→ **GOAL**:
Leave out the pictures and repeat exactly the lines between the one containing "What TikZ code" and the one containing "(l10) at (139,639.5)", inclusive.

→ **INPUT FOR THIS TASK**:

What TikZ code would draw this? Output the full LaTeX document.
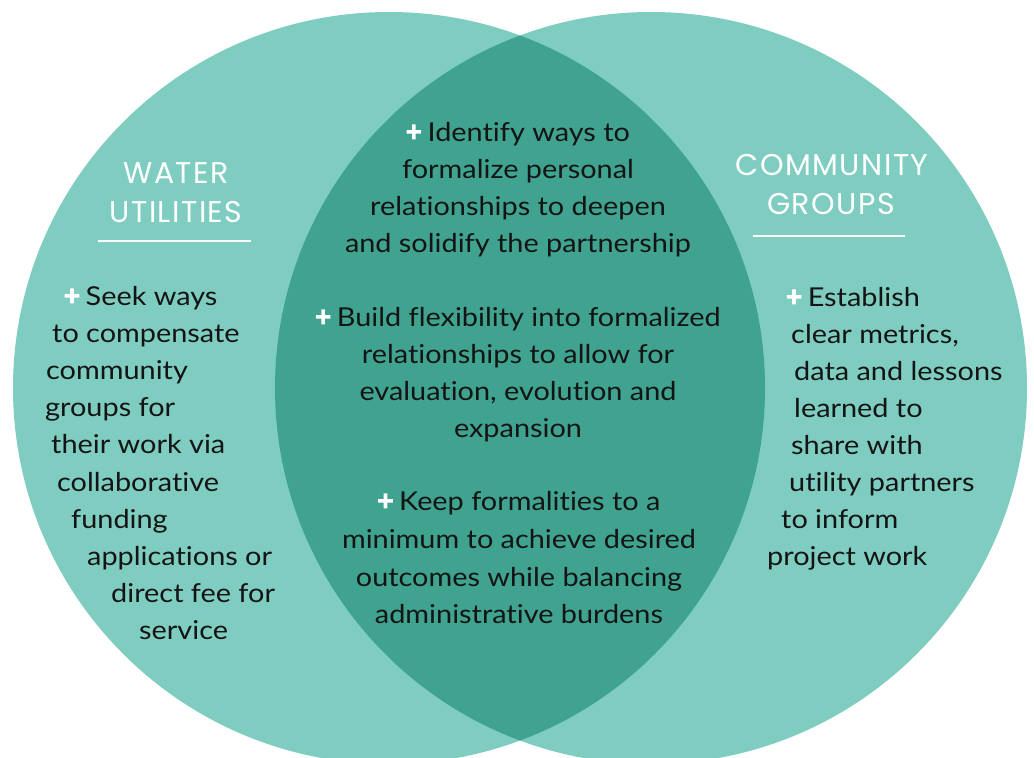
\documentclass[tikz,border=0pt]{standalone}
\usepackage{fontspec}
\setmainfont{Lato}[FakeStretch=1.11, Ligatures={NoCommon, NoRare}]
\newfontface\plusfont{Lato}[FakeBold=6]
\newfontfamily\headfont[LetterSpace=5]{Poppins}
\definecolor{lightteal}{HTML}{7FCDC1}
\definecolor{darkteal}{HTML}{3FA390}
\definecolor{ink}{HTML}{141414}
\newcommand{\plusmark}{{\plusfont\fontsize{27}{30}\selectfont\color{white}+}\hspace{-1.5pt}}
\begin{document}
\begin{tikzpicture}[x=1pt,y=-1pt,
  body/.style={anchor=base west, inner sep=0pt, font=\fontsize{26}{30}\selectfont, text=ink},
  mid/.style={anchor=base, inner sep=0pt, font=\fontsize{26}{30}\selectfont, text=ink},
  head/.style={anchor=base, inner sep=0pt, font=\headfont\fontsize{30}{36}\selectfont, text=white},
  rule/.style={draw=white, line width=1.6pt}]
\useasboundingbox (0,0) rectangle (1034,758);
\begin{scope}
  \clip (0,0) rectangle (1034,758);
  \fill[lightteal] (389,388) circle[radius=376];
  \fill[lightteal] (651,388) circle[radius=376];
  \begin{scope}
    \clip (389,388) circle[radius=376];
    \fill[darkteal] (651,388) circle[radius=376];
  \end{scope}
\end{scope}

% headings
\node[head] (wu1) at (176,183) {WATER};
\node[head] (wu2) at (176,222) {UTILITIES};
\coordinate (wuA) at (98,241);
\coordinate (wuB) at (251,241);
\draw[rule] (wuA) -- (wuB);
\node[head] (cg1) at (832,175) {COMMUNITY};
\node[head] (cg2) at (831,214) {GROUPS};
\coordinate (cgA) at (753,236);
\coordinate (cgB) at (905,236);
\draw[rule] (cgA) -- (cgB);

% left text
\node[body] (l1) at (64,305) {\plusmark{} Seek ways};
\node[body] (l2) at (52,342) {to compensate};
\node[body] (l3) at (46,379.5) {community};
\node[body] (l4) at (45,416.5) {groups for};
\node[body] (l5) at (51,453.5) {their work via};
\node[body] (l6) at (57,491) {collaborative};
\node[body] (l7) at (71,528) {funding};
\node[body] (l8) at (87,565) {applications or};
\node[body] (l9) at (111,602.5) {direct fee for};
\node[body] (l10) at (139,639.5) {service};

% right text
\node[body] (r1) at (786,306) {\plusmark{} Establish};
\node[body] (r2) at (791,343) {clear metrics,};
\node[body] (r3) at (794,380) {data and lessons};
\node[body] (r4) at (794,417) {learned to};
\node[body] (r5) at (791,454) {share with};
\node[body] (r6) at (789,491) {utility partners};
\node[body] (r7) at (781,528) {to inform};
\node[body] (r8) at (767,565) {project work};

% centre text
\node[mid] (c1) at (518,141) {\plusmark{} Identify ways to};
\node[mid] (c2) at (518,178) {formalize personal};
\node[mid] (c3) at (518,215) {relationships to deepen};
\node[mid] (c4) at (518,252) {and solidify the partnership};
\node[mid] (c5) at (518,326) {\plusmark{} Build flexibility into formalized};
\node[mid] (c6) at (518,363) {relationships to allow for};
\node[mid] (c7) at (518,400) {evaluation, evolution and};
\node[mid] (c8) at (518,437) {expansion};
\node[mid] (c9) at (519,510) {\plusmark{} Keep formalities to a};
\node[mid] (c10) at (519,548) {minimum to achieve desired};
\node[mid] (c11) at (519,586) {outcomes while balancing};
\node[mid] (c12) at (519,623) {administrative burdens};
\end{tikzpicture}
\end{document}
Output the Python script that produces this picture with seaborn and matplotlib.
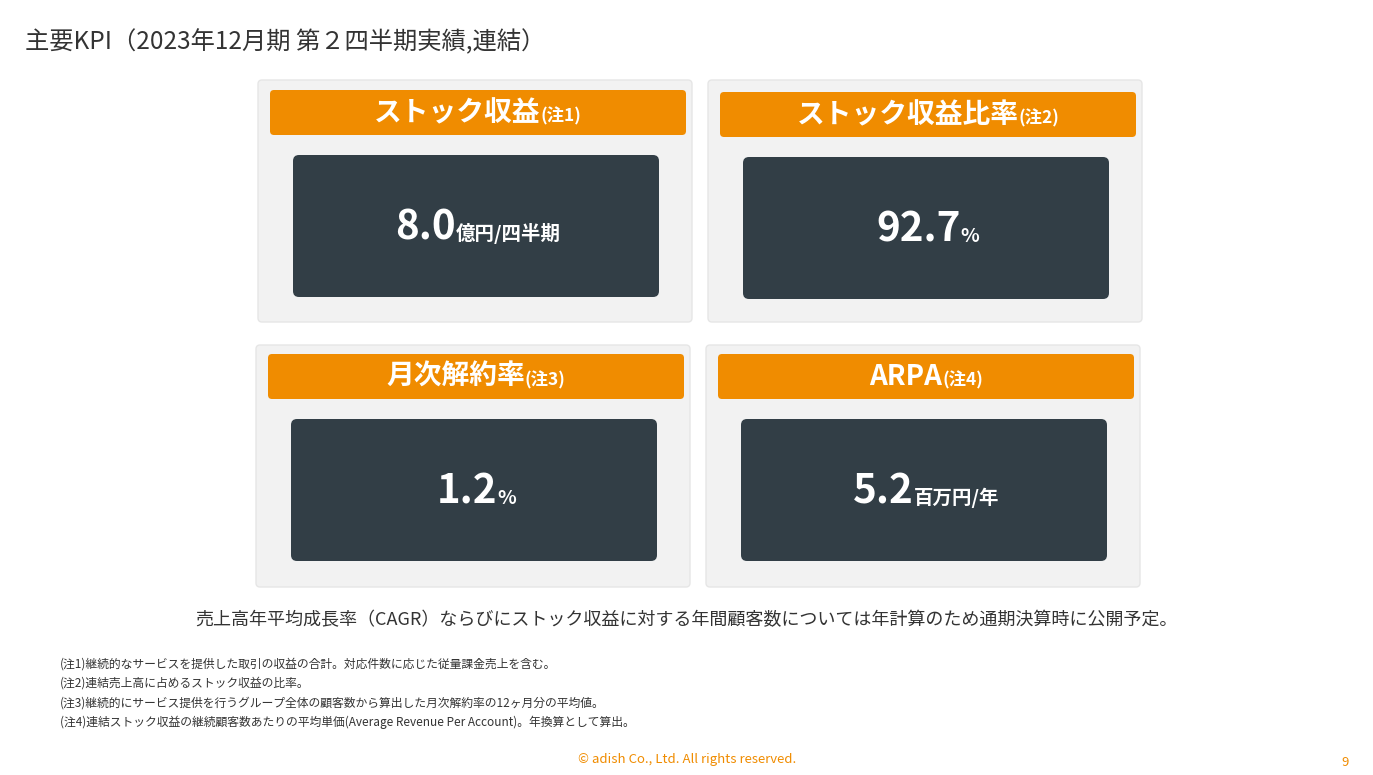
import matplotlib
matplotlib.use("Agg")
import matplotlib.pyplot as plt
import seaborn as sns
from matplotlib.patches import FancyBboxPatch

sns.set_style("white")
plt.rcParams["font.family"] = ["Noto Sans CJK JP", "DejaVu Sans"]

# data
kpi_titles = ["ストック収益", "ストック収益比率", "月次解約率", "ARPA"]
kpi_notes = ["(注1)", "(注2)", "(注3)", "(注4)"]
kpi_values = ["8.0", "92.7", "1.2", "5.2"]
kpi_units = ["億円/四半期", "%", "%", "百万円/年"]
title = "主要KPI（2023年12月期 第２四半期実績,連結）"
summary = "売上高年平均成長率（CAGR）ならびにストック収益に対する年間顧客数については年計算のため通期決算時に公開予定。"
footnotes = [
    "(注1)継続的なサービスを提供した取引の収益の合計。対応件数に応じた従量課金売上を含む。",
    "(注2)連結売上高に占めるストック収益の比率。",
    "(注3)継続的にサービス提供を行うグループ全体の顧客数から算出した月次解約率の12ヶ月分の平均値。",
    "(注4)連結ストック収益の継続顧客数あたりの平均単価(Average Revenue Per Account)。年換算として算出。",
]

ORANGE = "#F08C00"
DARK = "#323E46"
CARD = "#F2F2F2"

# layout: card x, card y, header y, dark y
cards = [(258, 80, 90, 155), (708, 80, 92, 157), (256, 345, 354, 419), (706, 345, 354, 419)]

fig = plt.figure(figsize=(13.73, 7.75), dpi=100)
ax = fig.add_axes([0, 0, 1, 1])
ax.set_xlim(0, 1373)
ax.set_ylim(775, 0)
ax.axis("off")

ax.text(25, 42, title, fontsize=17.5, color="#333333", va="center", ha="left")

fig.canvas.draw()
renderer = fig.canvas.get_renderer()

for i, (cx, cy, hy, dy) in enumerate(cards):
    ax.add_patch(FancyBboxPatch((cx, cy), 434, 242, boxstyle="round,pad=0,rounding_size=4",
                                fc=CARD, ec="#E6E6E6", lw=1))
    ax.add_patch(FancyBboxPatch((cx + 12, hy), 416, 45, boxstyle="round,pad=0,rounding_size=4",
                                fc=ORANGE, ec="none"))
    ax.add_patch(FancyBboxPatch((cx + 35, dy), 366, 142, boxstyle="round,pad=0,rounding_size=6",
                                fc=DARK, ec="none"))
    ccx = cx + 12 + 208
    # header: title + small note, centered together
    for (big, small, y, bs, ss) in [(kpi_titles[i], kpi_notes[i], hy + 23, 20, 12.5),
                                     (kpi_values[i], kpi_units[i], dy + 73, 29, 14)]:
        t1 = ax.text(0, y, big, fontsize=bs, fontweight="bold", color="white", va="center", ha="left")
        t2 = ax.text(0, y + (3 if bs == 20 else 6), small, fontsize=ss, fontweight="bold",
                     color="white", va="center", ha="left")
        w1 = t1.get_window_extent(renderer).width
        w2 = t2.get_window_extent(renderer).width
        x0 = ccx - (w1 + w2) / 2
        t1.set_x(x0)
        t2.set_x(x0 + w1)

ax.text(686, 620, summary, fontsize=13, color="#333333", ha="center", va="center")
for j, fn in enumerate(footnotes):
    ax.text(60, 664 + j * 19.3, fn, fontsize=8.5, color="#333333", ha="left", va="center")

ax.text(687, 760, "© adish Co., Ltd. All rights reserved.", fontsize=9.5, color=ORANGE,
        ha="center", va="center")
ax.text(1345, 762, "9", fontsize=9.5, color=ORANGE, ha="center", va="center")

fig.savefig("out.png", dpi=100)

--

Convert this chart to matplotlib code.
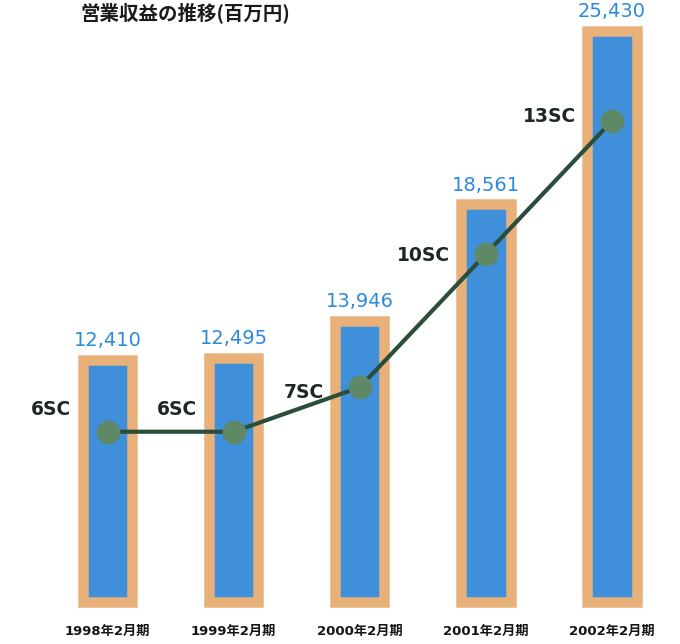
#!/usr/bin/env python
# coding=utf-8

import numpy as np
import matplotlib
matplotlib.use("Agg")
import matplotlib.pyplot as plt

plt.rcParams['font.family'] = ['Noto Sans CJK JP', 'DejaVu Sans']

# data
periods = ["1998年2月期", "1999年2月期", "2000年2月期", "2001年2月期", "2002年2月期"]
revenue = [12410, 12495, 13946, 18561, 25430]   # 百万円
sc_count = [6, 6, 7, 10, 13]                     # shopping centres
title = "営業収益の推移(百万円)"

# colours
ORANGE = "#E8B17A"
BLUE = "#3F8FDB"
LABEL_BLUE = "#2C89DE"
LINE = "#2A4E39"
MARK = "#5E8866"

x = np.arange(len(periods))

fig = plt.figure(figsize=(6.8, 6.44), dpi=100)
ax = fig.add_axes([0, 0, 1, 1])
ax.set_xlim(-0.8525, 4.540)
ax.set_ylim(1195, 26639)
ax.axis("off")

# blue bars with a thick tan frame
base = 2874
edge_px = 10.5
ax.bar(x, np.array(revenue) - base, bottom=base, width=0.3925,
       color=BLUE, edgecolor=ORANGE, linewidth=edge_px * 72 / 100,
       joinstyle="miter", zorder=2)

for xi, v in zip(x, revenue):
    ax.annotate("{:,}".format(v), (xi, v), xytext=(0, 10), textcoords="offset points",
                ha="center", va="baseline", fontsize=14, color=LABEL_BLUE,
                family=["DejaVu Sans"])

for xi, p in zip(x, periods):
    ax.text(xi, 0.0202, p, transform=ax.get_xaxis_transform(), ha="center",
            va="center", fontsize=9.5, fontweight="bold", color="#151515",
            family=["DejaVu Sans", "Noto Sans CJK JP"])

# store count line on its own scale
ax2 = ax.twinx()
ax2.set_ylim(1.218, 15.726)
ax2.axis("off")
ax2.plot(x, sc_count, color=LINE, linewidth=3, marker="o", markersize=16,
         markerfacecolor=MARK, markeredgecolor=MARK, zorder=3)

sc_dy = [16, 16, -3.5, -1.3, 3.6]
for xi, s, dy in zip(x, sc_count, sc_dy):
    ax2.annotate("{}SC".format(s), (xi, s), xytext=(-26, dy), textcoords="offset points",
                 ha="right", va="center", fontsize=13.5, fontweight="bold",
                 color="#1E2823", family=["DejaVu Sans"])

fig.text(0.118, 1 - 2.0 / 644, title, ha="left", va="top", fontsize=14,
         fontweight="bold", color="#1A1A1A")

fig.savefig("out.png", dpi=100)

→ **COMPLETE OUTPUT**:
What TikZ code would draw this? Output the full LaTeX document.
\documentclass[tikz,border=0pt]{standalone}
\usepackage{fontspec}
\setmainfont{Lato}[FakeStretch=1.11, Ligatures={NoCommon, NoRare}]
\newfontface\plusfont{Lato}[FakeBold=6]
\newfontfamily\headfont[LetterSpace=5]{Poppins}
\definecolor{lightteal}{HTML}{7FCDC1}
\definecolor{darkteal}{HTML}{3FA390}
\definecolor{ink}{HTML}{141414}
\newcommand{\plusmark}{{\plusfont\fontsize{27}{30}\selectfont\color{white}+}\hspace{-1.5pt}}
\begin{document}
\begin{tikzpicture}[x=1pt,y=-1pt,
  body/.style={anchor=base west, inner sep=0pt, font=\fontsize{26}{30}\selectfont, text=ink},
  mid/.style={anchor=base, inner sep=0pt, font=\fontsize{26}{30}\selectfont, text=ink},
  head/.style={anchor=base, inner sep=0pt, font=\headfont\fontsize{30}{36}\selectfont, text=white},
  rule/.style={draw=white, line width=1.6pt}]
\useasboundingbox (0,0) rectangle (1034,758);
\begin{scope}
  \clip (0,0) rectangle (1034,758);
  \fill[lightteal] (389,388) circle[radius=376];
  \fill[lightteal] (651,388) circle[radius=376];
  \begin{scope}
    \clip (389,388) circle[radius=376];
    \fill[darkteal] (651,388) circle[radius=376];
  \end{scope}
\end{scope}

% headings
\node[head] (wu1) at (176,183) {WATER};
\node[head] (wu2) at (176,222) {UTILITIES};
\coordinate (wuA) at (98,241);
\coordinate (wuB) at (251,241);
\draw[rule] (wuA) -- (wuB);
\node[head] (cg1) at (832,175) {COMMUNITY};
\node[head] (cg2) at (831,214) {GROUPS};
\coordinate (cgA) at (753,236);
\coordinate (cgB) at (905,236);
\draw[rule] (cgA) -- (cgB);

% left text
\node[body] (l1) at (64,305) {\plusmark{} Seek ways};
\node[body] (l2) at (52,342) {to compensate};
\node[body] (l3) at (46,379.5) {community};
\node[body] (l4) at (45,416.5) {groups for};
\node[body] (l5) at (51,453.5) {their work via};
\node[body] (l6) at (57,491) {collaborative};
\node[body] (l7) at (71,528) {funding};
\node[body] (l8) at (87,565) {applications or};
\node[body] (l9) at (111,602.5) {direct fee for};
\node[body] (l10) at (139,639.5) {service};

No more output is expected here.